*Exercise directions:*
Exactly the lines from the line containing "Reproduce this chart" through the line containing "plt.rcParams['mathtext.it'] = 'Liberation" are to be echoed, with both included and pictures left out.

*Extracted data:*
§
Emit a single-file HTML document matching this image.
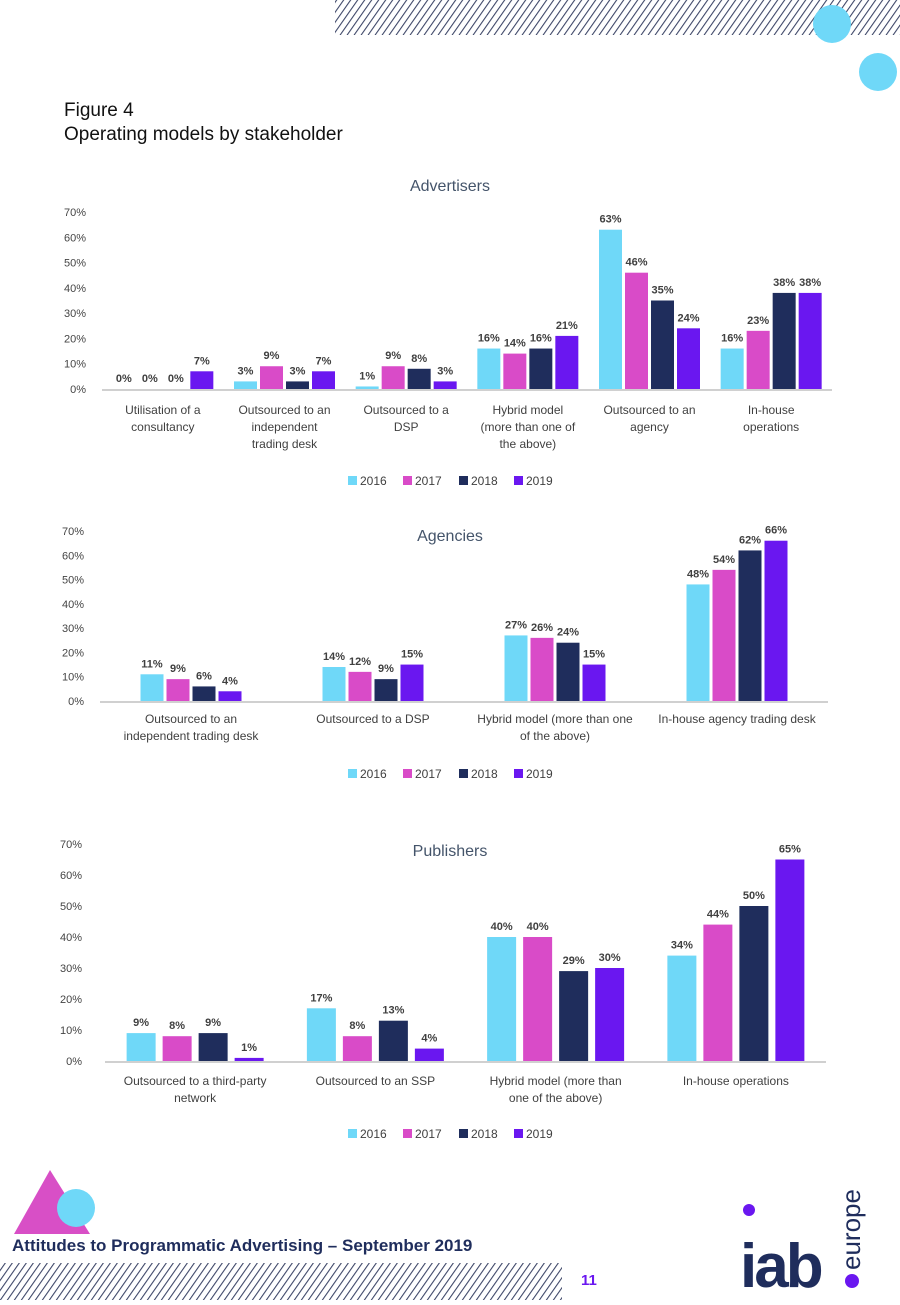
§
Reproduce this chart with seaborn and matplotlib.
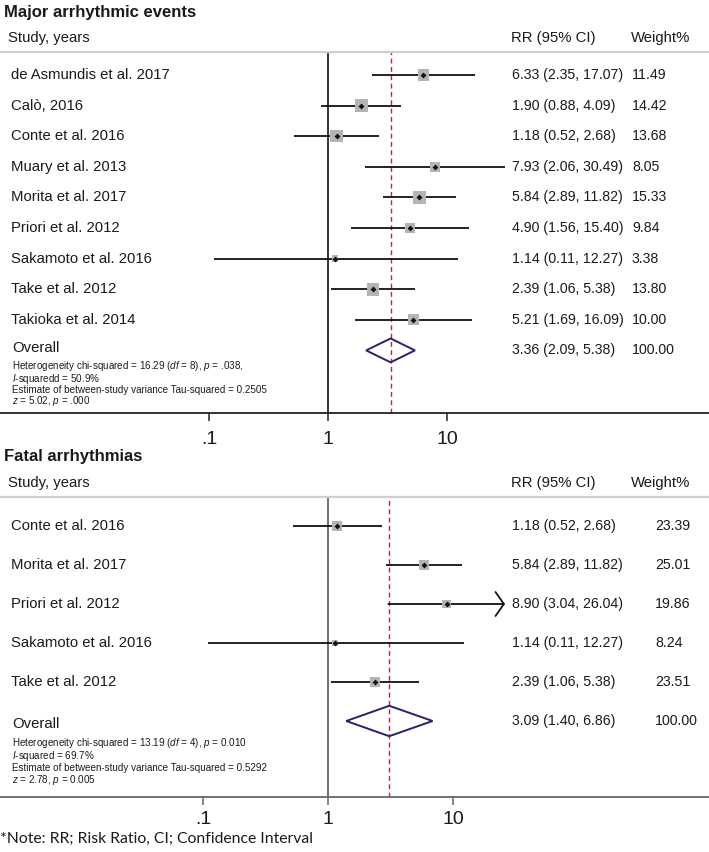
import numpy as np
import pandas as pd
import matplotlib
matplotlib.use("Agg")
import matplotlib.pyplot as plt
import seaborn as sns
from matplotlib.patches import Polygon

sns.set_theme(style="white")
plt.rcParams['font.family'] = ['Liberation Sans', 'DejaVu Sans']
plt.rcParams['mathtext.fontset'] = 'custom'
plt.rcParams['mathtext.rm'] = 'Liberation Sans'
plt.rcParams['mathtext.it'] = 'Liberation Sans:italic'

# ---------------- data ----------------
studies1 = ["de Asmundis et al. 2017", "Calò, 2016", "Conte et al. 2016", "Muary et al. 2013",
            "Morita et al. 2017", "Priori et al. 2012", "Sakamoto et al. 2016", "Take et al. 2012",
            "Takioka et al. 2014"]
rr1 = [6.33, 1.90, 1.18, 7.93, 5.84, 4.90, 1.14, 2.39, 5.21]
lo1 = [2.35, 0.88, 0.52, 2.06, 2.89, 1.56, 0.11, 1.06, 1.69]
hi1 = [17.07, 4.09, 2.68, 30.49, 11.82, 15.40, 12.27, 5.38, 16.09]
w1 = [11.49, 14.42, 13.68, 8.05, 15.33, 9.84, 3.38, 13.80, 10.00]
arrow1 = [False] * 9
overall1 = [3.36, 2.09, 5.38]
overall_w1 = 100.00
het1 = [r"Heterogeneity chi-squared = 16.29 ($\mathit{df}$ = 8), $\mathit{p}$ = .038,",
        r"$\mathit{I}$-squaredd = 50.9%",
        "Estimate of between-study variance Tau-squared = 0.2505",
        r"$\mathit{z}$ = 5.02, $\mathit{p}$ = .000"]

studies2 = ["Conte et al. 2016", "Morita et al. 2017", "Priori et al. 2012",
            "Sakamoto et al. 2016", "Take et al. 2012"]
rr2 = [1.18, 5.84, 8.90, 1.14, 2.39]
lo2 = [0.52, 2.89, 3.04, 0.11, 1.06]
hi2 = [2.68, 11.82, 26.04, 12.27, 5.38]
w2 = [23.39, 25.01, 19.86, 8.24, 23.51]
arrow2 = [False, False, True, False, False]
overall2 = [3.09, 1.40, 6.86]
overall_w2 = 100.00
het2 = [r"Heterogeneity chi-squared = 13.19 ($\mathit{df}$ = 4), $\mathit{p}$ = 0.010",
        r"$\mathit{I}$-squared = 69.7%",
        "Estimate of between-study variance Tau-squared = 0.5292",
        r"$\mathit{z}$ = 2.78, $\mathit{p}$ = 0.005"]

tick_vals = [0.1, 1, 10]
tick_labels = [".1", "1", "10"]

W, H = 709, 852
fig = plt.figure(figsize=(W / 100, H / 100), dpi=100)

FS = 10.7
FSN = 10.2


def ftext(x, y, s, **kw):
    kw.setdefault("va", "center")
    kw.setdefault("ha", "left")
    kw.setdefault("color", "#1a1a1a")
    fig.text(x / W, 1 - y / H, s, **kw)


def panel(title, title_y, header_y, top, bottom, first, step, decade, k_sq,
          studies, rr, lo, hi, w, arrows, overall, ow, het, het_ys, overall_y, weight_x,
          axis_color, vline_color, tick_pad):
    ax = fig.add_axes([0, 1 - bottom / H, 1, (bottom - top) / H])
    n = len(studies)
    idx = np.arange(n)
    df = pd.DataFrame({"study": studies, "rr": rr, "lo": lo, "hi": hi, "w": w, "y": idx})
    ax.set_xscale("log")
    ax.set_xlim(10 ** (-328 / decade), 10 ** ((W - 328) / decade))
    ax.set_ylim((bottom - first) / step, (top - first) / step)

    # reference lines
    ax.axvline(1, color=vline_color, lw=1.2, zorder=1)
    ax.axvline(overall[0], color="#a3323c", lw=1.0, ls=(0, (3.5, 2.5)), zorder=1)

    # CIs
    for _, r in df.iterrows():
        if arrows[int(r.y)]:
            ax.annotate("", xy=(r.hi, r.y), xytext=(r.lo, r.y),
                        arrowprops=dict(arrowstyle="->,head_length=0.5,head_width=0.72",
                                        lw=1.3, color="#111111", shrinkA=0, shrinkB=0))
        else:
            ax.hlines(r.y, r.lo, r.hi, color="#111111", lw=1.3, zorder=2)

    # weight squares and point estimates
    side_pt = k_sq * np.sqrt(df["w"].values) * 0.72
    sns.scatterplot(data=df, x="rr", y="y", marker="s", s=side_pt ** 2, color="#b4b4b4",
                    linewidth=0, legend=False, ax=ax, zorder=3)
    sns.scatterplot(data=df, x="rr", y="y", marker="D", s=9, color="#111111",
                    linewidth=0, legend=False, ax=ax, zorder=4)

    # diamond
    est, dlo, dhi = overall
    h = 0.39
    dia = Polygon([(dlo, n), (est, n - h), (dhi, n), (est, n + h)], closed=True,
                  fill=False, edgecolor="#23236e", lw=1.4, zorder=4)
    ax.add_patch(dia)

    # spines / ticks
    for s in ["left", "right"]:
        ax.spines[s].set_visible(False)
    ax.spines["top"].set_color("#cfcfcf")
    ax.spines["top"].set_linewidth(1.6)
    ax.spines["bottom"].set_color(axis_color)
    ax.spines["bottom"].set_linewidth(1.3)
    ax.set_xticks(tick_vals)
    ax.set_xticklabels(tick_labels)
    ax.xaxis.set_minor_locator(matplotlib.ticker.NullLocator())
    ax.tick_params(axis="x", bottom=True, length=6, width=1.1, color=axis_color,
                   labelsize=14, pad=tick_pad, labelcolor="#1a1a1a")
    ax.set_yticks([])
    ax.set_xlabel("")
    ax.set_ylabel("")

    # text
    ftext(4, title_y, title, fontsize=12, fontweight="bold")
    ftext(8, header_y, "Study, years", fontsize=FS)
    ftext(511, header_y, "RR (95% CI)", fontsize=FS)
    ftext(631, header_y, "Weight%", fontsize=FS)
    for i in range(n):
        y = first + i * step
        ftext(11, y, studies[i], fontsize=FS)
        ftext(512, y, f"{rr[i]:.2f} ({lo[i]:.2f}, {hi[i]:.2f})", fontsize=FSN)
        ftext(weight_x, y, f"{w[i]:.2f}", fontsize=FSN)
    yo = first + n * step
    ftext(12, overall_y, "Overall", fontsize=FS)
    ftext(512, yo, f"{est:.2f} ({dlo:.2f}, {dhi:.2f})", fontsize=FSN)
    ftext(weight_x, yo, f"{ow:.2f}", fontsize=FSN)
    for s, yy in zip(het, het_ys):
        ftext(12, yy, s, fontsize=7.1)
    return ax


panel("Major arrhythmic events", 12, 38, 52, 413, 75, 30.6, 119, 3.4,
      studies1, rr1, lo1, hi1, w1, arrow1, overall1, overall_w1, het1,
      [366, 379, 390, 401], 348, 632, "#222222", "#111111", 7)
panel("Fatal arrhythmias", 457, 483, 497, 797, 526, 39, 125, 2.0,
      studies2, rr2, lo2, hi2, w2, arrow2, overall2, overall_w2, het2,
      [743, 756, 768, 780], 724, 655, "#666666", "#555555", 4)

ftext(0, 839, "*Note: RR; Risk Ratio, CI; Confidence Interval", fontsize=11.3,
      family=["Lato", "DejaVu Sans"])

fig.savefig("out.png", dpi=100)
§
*Response for this exercise:*
Reproduce this chart with seaborn and matplotlib.
import numpy as np
import pandas as pd
import matplotlib
matplotlib.use("Agg")
import matplotlib.pyplot as plt
import seaborn as sns
from matplotlib.patches import Polygon

sns.set_theme(style="white")
plt.rcParams['font.family'] = ['Liberation Sans', 'DejaVu Sans']
plt.rcParams['mathtext.fontset'] = 'custom'
plt.rcParams['mathtext.rm'] = 'Liberation Sans'
plt.rcParams['mathtext.it'] = 'Liberation Sans:italic'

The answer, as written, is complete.